8 cups chopped romaine lettuce

1 cup corn kernels (fresh is best but canned works too)

½ of a small jicama, peeled and julienned

4 roma tomatoes, washed, seeded, and diced

1 large or 2 small avocados, diced

4 green onions, white and green parts, washed and chopped

1 can black beans, rinsed and drained

¼ cup chopped fresh basil

¼ cup chopped fresh cilantro

½ cup sharp cheddar cheese, shredded (optional)

1 pound cooked chicken breasts, cut into bite-sized pieces

¾ cup barbeque sauce (your favorite brand)

Marie’s homemade Buttermilk Ranch Dressing, half the recipe or approximately ¾ cup.


Instructions

  1. Wash, dry and chop romaine lettuce and place in large, wide bowl or platter.
  2. Wash and chop remaining vegetables as listed above, place on top of romaine, composing each ingredient into a separate group for a visually pleasing appearance. (If you’re preparing salad ahead of time, don’t add avocado until just before serving.
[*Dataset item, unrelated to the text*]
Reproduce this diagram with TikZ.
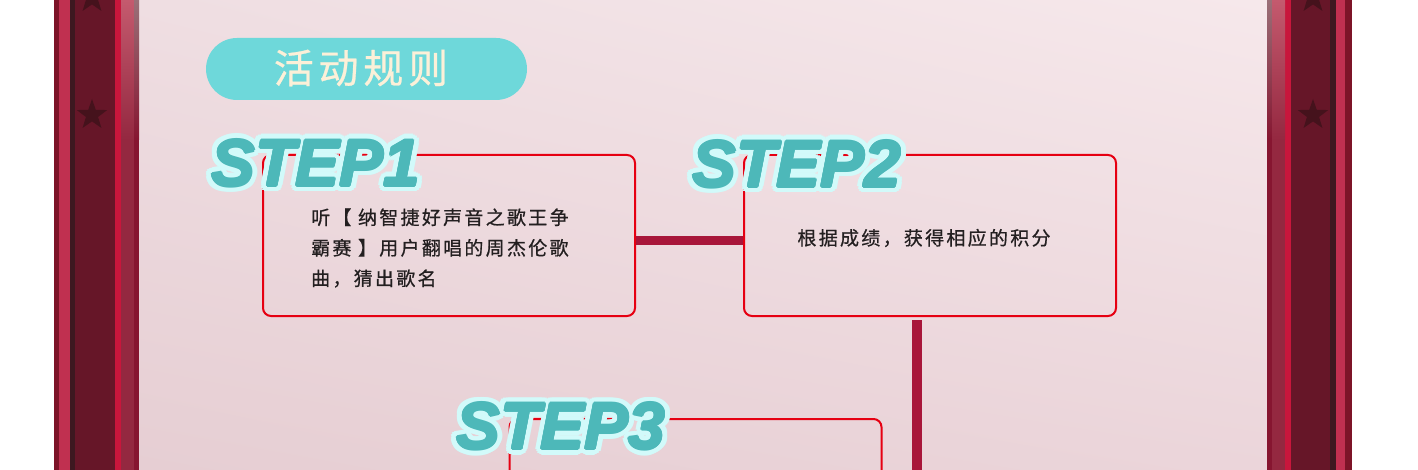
\documentclass[tikz,border=0pt]{standalone}
\usepackage{fontspec}
\setmainfont{Liberation Sans}
\newfontfamily\cjk[LetterSpace=12, FakeBold=0.7]{Noto Sans CJK SC}
\newfontfamily\cjktitle[LetterSpace=12, FakeBold=0.6]{Noto Sans CJK SC}
\usetikzlibrary{shapes.geometric, shadings}
\definecolor{pinkbgA}{HTML}{EFDEE2}
\definecolor{pinkbgB}{HTML}{F6E8EB}
\definecolor{pinkbgC}{HTML}{E6CED3}
\definecolor{pinkbgD}{HTML}{EBD5DA}
\definecolor{frameout}{HTML}{7D1428}
\definecolor{framelight}{HTML}{C03050}
\definecolor{framedeep}{HTML}{3D1820}
\definecolor{framemain}{HTML}{661628}
\definecolor{framered}{HTML}{C8163C}
\definecolor{framemid}{HTML}{942840}
\definecolor{frameedge}{HTML}{861530}
\definecolor{frameshine}{HTML}{C45A6E}
\definecolor{frameshineB}{HTML}{9A7078}
\definecolor{starred}{HTML}{45121C}
\definecolor{boxred}{HTML}{E60012}
\definecolor{linkred}{HTML}{A8163A}
\definecolor{stepteal}{HTML}{4DB8B9}
\definecolor{stepglow}{HTML}{D2FAFA}
\definecolor{pillcyan}{HTML}{6ED8DA}
\definecolor{pilltext}{HTML}{FCF0D8}
\definecolor{bodytext}{HTML}{231F20}

\begin{document}
\begin{tikzpicture}[x=1pt, y=-1pt,
    stepbox/.style={draw=boxred, line width=2pt, rounded corners=8pt, minimum width=372pt, minimum height=161pt, inner sep=0pt},
    steptext/.style={anchor=base west, inner sep=0pt, font=\bfseries\itshape\fontsize{66}{66}\selectfont},
    bodynode/.style={inner sep=0pt, text=bodytext, font=\cjk\fontsize{19}{30.5}\selectfont},
    link/.style={linkred, line width=9.5pt},
    framestar/.style={star, star points=5, star point ratio=2.5, fill=starred, minimum size=32pt, inner sep=0pt}]
        \clip (0,0) rectangle (1418,470);
        \fill[white] (0,0) rectangle (1418,470);

        % Background
        \shade[upper left=pinkbgA, upper right=pinkbgB, lower left=pinkbgC, lower right=pinkbgD] (139,0) rectangle (1267,470);

        % Frame
        \fill[frameout] (54,0) rectangle (59,470);
        \fill[framelight] (59,0) rectangle (70,470);
        \fill[framedeep] (70,0) rectangle (75,470);
        \fill[framemain] (75,0) rectangle (115,470);
        \fill[framered] (115,0) rectangle (121,470);
        \fill[framemid] (121,0) rectangle (134,470);
        \fill[frameedge] (134,0) rectangle (139,470);
        \shade[top color=frameshine, bottom color=framemid] (121,0) rectangle (134,140);
        \shade[top color=frameshineB, bottom color=frameedge] (134,0) rectangle (139,140);
        \fill[frameedge] (1267,0) rectangle (1272,470);
        \fill[framemid] (1272,0) rectangle (1285,470);
        \fill[framered] (1285,0) rectangle (1291,470);
        \fill[framemain] (1291,0) rectangle (1330,470);
        \fill[framedeep] (1330,0) rectangle (1336,470);
        \fill[framelight] (1336,0) rectangle (1345,470);
        \fill[frameout] (1345,0) rectangle (1352,470);
        \shade[top color=frameshineB, bottom color=frameedge] (1267,0) rectangle (1272,140);
        \shade[top color=frameshine, bottom color=framemid] (1272,0) rectangle (1285,140);
        \node[framestar] (starL1) at (92,-2) {};
        \node[framestar] (starL2) at (92,115) {};
        \node[framestar] (starR1) at (1313,-2) {};
        \node[framestar] (starR2) at (1313,115) {};

        % Title
        \node[fill=pillcyan, rounded corners=31pt, minimum width=321pt, minimum height=62pt, inner sep=0pt] (pill) at (366.5,69) {};
        \node[inner sep=0pt, text=pilltext, font=\cjktitle\fontsize{40}{40}\selectfont] (title) at (361,68) {活动规则};

        % Node positions
        \node[stepbox] (box1) at (449,235.5) {};
        \node[stepbox] (box2) at (930,235.5) {};
        \node[stepbox] (box3) at (695.5,499.5) {};
        \coordinate (down) at (917,480);

        \draw[link] ([yshift=-5pt]box1.east) -- ([yshift=-5pt]box2.west);
        \draw[link] ([xshift=-13pt,yshift=-3pt]box2.south) -- (down);

        % Texts
        \node[bodynode, anchor=west, align=left] (text1) at (311,248) {听【 纳智捷好声音之歌王争\\霸赛 】用户翻唱的周杰伦歌\\曲，猜出歌名};
        \node[bodynode] (text2) at (924,238) {根据成绩，获得相应的积分};

        % Step labels
        \foreach \lab/\px/\py in {1/211/186, 2/692/187, 3/456/449} {
            \foreach \a in {0,22.5,...,337.5} {
                \node[steptext, text=stepglow] at ([shift={(\a:6pt)}]\px,\py) {STEP\lab};
                \node[steptext, text=stepglow] at ([shift={(\a:3.5pt)}]\px,\py) {STEP\lab};
            }
            \foreach \a in {0,45,...,315}
                \node[steptext, text=stepteal] at ([shift={(\a:1.1pt)}]\px,\py) {STEP\lab};
            \node[steptext, text=stepteal] (step\lab) at (\px,\py) {STEP\lab};
        }
\end{tikzpicture}
\end{document}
See instructions in post.)
  3. Place bite-sized chicken pieces in a separate small bowl and toss with barbeque sauce to coat.
  4. Place chicken and cheese, if using, on top of the salad.
  5. Pour ranch dressing over salad, toss, and serve. Tortilla chips are a nice accompaniment to this salad, either served on the side or crushed and sprinkled on top.